German law now offers these British companies a chance to carry out cross-border mergers into commercial partnerships (that is to say, into a GmbH & Co. KG). Until now, the corresponding rules (found in the EU mandated law §§ 122a et seq. of the Transformation Act or UmwG) have been limited to corporations. With this new law, German lawmakers have exempted small companies from the strict capital-raising requirements generally applied to corporations in the context of a cross-border merger. In certain cases, the elimination of merger reports and merger audits will also make the procedure easier.

The window of opportunity remains, but keeping it open is a challenge
Finally, Germany will grant a transitional period for merger proceedings involving a British company if the draft terms of the merger (Verschmelzungsvertrag) have been notarized before the UK leaves the EU, or else before the expiry of the transitional period resulting from a withdrawal agreement (a soft Brexit). As the second case is becoming more and more unlikely, it is clear that time is of the essence if Germany-based UK limited companies wish to benefit from the simplified ­procedure.
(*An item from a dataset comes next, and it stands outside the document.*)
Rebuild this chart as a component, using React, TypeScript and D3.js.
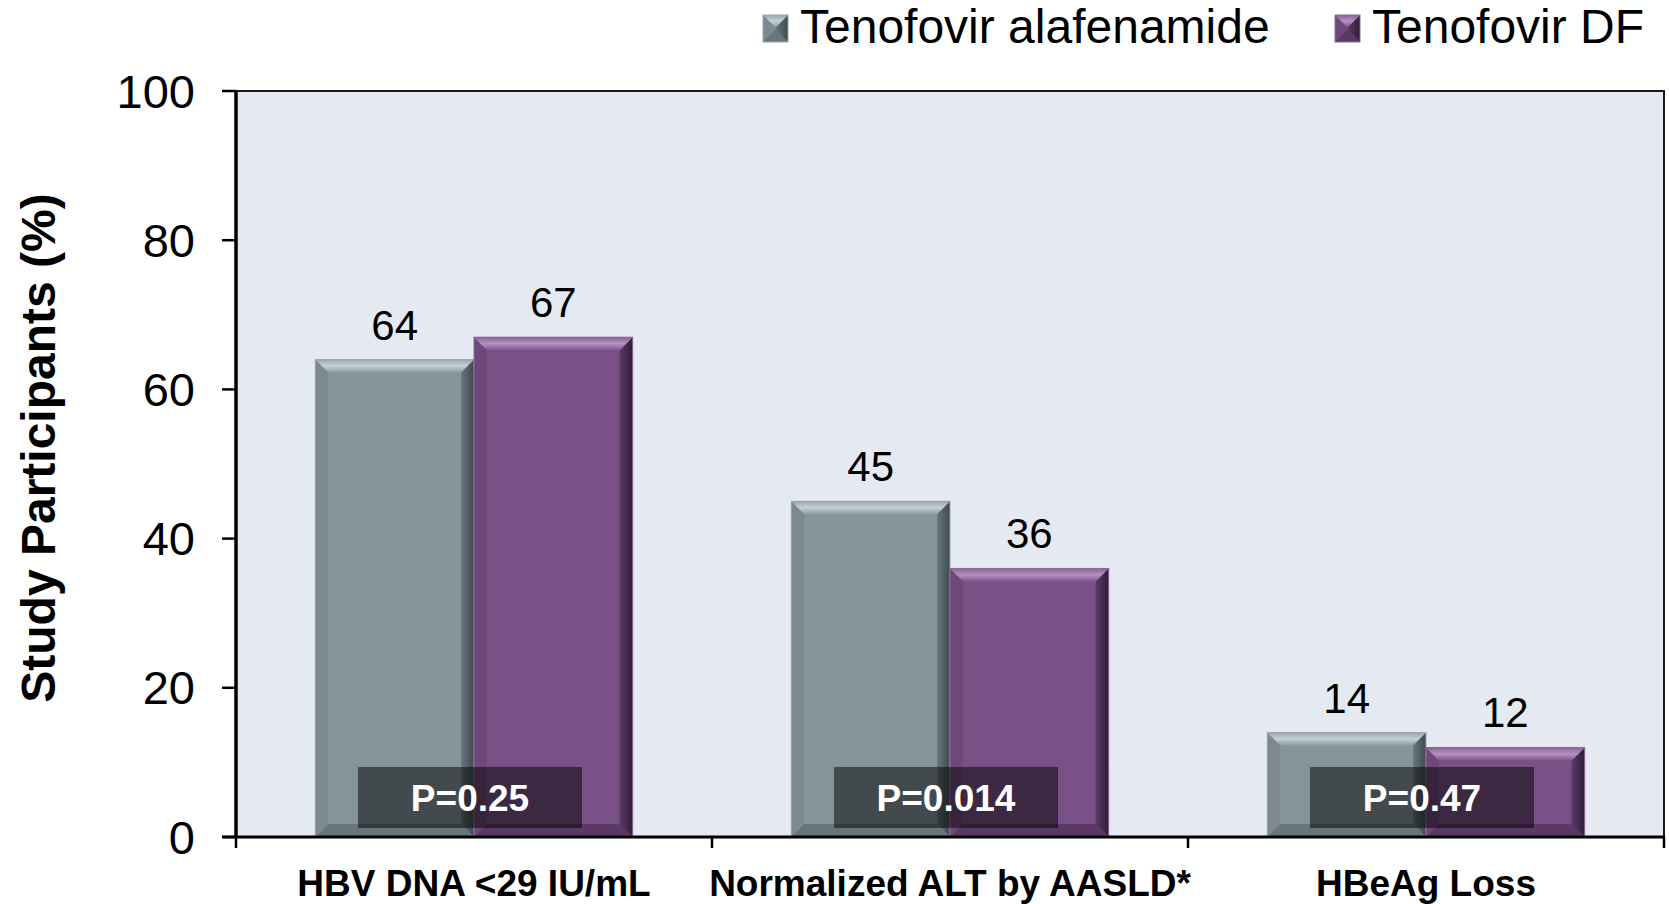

Although the German legislature is performing this legal gymnastics to make it easier for businesses organized as UK limited companies to remain in operation in Germany, it has no influence over obstacles on the British side. These potentially include steep fees charged by legal professionals, high court costs and a cumbersome procedure. These obstacles may make the simplified procedure unattractive for smaller businesses. The German legislature has nonetheless taken care to limit the new organizational form to the absorption of German partnerships with no more than 500 employees in order to prevent abuse of the simplified procedure as a pretext for circumventing German employee representation.

If a cross-border merger proves too expensive for a particular “German” limited company, what are the alternatives?
Here, German lawyers would immediately think of cross-border conversion by moving the company’s registered office to another EU member state — in this case from the UK to Germany (“grenzüberschreitende Umwandlung”), as the European Court of Justice again ruled last year that a company registered in one EU member state should be permitted to “migrate” to another EU member state. However, this is not workable in the case of British limited companies. First, this method requires the EU framework to apply, and this will no longer be possible after March 29, 2019. Second, British law does not currently permit a British company to migrate to another EU member state.
As a second alternative, lawyers may consider the transfer of all the UK limited company’s assets and liabilities to an entity with limited liability under German law. However, even if a particular company’s assets can be transferred without major issues, in most cases the transfer of contracts turns out to be problematic, as contracts under German law require the other party’s consent to a transfer. Therefore, in terms of workload and cost, an asset deal may prove even more cumbersome than a cross-border merger.
In the end, there are ways for UK limited companies headquartered in Germany to maintain a limited liability organizational form — but in a hard Brexit scenario, they will not be easy.